EXERCISE INSTRUCTIONS: What are the lines from the one with "What matplotlib code" through the one with "fontsize=19.3, fontweight='bold', family='Open", inclusive? Output them exactly, and leave out the pictures.

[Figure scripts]
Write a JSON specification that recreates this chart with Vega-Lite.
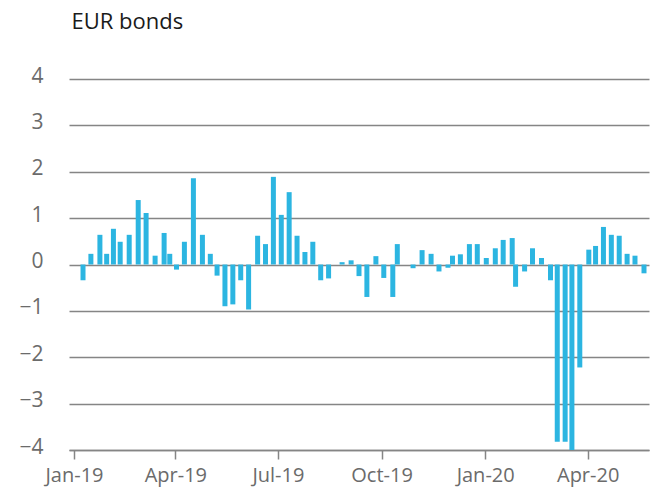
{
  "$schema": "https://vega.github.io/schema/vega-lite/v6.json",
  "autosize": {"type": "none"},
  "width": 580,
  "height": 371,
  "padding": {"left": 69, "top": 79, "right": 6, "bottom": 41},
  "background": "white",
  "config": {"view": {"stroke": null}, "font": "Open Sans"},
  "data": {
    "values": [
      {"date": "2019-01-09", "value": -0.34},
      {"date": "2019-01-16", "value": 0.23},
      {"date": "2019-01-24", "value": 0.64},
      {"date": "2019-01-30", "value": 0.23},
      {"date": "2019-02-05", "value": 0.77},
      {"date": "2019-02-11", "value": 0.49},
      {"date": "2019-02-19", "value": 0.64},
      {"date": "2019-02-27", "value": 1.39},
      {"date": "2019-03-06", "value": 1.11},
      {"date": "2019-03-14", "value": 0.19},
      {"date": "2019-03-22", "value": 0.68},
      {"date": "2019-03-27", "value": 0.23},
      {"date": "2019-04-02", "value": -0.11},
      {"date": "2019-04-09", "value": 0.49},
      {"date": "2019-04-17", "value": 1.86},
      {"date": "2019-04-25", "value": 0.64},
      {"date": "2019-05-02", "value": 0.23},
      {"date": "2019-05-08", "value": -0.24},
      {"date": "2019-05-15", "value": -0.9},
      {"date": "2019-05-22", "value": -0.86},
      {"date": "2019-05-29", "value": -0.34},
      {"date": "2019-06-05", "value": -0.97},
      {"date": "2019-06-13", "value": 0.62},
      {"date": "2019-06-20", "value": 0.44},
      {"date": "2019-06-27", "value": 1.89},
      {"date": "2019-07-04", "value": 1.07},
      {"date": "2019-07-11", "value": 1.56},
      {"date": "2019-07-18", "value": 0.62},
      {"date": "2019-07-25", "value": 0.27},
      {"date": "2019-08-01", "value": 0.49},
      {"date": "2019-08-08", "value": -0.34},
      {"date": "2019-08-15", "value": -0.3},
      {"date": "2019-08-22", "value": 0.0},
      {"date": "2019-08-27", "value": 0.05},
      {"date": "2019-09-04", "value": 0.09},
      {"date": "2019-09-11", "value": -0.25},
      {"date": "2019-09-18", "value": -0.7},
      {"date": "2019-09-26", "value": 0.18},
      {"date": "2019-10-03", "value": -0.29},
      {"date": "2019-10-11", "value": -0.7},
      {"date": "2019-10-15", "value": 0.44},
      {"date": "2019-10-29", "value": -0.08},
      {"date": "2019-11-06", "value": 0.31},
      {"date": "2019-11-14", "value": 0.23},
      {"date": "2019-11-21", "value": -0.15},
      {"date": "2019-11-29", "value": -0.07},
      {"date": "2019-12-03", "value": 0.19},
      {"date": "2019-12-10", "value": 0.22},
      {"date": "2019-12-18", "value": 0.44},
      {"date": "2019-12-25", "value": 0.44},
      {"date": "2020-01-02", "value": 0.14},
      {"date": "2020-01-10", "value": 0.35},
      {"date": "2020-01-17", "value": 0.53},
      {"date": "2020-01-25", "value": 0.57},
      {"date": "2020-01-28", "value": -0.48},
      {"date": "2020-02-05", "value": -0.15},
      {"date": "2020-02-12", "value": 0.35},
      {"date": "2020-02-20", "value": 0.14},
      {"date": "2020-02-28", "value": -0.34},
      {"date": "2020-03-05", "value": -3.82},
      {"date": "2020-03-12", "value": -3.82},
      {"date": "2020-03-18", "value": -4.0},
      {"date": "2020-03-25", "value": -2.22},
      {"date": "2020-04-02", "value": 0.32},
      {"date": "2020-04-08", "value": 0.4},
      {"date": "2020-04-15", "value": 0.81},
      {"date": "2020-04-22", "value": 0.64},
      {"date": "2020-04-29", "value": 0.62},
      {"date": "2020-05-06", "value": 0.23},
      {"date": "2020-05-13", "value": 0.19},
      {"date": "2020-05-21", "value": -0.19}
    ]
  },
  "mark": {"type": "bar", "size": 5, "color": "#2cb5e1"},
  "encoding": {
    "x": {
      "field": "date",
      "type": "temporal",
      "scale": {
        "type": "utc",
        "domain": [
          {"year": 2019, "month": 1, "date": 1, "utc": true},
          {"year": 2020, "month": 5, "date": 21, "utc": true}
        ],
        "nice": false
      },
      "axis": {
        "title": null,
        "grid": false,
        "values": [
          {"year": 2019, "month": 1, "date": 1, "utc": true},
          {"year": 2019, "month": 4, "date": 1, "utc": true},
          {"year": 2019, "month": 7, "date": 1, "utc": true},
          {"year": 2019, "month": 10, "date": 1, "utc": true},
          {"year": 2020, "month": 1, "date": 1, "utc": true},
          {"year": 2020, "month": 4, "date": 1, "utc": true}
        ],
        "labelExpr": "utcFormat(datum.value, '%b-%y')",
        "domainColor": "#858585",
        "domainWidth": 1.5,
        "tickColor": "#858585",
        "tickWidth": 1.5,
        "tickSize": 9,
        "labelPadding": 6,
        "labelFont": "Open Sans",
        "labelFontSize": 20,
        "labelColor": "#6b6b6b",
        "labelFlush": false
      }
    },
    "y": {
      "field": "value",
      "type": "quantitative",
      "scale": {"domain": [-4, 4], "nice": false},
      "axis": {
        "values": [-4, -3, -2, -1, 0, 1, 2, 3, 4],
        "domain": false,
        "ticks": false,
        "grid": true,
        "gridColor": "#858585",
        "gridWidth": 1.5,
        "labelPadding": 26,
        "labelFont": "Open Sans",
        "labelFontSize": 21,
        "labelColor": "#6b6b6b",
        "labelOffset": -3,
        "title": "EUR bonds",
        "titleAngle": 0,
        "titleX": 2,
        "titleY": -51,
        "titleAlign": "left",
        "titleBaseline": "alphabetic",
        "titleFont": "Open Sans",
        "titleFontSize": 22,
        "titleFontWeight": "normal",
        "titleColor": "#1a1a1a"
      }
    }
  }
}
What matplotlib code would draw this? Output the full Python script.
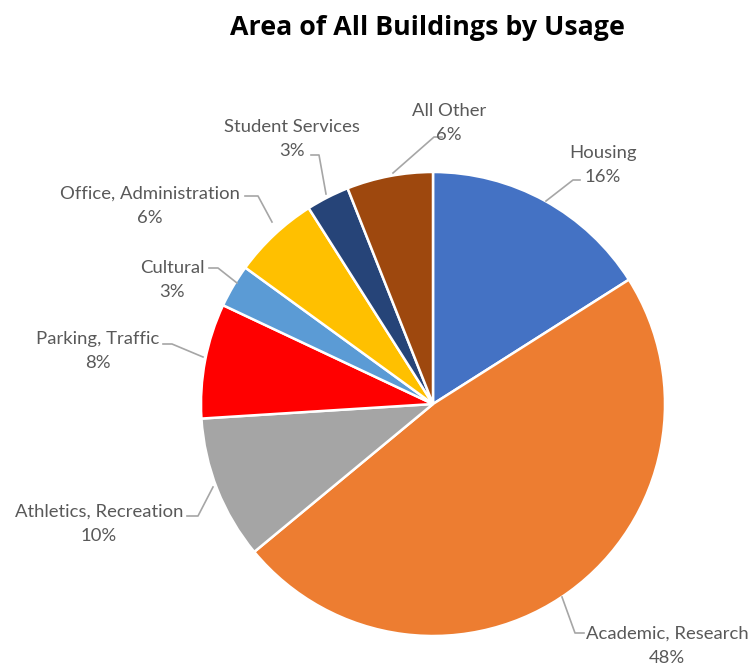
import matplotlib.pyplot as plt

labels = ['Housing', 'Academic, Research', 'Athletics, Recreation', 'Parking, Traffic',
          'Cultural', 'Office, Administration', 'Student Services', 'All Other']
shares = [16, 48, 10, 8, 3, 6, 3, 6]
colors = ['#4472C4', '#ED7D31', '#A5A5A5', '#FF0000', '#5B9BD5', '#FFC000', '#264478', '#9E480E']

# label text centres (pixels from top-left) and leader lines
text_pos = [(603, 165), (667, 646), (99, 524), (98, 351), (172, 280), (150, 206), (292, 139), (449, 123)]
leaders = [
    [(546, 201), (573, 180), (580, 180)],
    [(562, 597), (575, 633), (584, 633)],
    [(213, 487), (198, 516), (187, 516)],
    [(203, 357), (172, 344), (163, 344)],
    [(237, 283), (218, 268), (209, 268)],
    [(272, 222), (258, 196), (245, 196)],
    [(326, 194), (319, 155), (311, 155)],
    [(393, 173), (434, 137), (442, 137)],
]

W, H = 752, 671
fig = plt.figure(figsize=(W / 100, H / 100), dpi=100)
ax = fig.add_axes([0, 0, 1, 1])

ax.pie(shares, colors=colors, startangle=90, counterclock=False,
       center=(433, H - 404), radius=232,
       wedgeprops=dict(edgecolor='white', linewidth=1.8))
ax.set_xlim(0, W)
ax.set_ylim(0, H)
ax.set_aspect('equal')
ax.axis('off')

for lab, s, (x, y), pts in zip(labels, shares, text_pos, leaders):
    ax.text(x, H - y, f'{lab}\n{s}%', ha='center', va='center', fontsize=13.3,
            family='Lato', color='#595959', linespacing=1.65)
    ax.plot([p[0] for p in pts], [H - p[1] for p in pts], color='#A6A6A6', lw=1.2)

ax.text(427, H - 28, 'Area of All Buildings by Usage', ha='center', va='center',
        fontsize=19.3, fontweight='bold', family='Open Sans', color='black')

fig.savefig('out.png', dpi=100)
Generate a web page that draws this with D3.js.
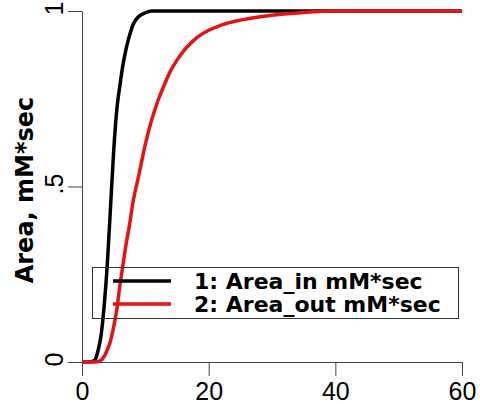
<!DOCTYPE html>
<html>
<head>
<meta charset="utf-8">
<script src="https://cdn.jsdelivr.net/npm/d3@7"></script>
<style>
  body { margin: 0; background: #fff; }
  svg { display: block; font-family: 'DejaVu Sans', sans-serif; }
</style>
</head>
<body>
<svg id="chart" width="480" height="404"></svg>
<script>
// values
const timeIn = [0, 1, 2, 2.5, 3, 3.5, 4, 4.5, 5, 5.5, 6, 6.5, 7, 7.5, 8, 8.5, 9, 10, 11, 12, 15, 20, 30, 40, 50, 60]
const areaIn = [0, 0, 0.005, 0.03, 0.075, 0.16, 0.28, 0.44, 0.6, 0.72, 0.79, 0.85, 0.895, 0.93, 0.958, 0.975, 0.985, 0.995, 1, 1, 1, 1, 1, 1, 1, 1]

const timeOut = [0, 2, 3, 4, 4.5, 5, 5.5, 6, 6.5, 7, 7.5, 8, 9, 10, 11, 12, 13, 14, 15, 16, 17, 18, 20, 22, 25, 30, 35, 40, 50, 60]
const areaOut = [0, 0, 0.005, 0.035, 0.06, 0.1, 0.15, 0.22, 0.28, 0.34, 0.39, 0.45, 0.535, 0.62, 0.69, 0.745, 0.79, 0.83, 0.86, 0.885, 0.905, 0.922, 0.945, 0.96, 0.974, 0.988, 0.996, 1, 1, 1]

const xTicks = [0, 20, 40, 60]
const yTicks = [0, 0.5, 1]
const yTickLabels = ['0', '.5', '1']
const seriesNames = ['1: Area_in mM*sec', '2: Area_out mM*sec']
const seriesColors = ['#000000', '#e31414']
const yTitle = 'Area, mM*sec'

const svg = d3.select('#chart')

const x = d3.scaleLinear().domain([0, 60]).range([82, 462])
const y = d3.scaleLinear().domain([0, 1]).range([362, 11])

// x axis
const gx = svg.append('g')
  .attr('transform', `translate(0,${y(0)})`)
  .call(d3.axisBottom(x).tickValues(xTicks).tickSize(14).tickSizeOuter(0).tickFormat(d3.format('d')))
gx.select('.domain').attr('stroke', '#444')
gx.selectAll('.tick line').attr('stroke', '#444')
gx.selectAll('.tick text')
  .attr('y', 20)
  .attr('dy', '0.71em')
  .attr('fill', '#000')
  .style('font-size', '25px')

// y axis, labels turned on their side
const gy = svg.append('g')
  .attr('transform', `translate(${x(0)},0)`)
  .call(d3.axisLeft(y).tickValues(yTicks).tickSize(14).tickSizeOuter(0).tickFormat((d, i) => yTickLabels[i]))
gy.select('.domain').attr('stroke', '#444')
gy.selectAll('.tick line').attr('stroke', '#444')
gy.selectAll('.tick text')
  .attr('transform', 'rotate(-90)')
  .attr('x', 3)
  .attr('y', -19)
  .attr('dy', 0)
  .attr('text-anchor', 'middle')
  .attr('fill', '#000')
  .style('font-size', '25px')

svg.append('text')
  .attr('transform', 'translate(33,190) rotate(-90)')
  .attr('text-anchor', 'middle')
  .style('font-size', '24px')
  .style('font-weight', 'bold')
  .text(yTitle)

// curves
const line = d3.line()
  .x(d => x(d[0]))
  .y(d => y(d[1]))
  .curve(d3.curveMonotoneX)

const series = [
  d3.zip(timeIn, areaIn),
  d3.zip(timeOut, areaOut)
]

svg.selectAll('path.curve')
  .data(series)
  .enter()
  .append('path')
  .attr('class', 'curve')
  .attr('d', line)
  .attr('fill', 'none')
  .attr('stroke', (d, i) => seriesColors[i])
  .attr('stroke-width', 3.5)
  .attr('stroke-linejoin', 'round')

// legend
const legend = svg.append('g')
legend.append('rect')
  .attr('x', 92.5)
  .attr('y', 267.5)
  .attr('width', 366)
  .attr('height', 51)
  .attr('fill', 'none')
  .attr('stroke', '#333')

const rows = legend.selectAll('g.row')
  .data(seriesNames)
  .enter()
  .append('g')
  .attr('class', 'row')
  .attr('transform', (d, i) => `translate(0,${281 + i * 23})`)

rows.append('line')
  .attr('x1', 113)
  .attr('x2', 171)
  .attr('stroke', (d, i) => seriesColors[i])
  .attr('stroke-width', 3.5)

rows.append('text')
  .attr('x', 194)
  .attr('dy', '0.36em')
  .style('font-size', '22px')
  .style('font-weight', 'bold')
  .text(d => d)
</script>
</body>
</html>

EXPECTED ANSWER:
What matplotlib code would draw this? Output the full Python script.
import matplotlib.pyplot as plt

labels = ['Housing', 'Academic, Research', 'Athletics, Recreation', 'Parking, Traffic',
          'Cultural', 'Office, Administration', 'Student Services', 'All Other']
shares = [16, 48, 10, 8, 3, 6, 3, 6]
colors = ['#4472C4', '#ED7D31', '#A5A5A5', '#FF0000', '#5B9BD5', '#FFC000', '#264478', '#9E480E']

# label text centres (pixels from top-left) and leader lines
text_pos = [(603, 165), (667, 646), (99, 524), (98, 351), (172, 280), (150, 206), (292, 139), (449, 123)]
leaders = [
    [(546, 201), (573, 180), (580, 180)],
    [(562, 597), (575, 633), (584, 633)],
    [(213, 487), (198, 516), (187, 516)],
    [(203, 357), (172, 344), (163, 344)],
    [(237, 283), (218, 268), (209, 268)],
    [(272, 222), (258, 196), (245, 196)],
    [(326, 194), (319, 155), (311, 155)],
    [(393, 173), (434, 137), (442, 137)],
]

W, H = 752, 671
fig = plt.figure(figsize=(W / 100, H / 100), dpi=100)
ax = fig.add_axes([0, 0, 1, 1])

ax.pie(shares, colors=colors, startangle=90, counterclock=False,
       center=(433, H - 404), radius=232,
       wedgeprops=dict(edgecolor='white', linewidth=1.8))
ax.set_xlim(0, W)
ax.set_ylim(0, H)
ax.set_aspect('equal')
ax.axis('off')

for lab, s, (x, y), pts in zip(labels, shares, text_pos, leaders):
    ax.text(x, H - y, f'{lab}\n{s}%', ha='center', va='center', fontsize=13.3,
            family='Lato', color='#595959', linespacing=1.65)
    ax.plot([p[0] for p in pts], [H - p[1] for p in pts], color='#A6A6A6', lw=1.2)

ax.text(427, H - 28, 'Area of All Buildings by Usage', ha='center', va='center',
        fontsize=19.3, fontweight='bold', family='Open Sans', color='black')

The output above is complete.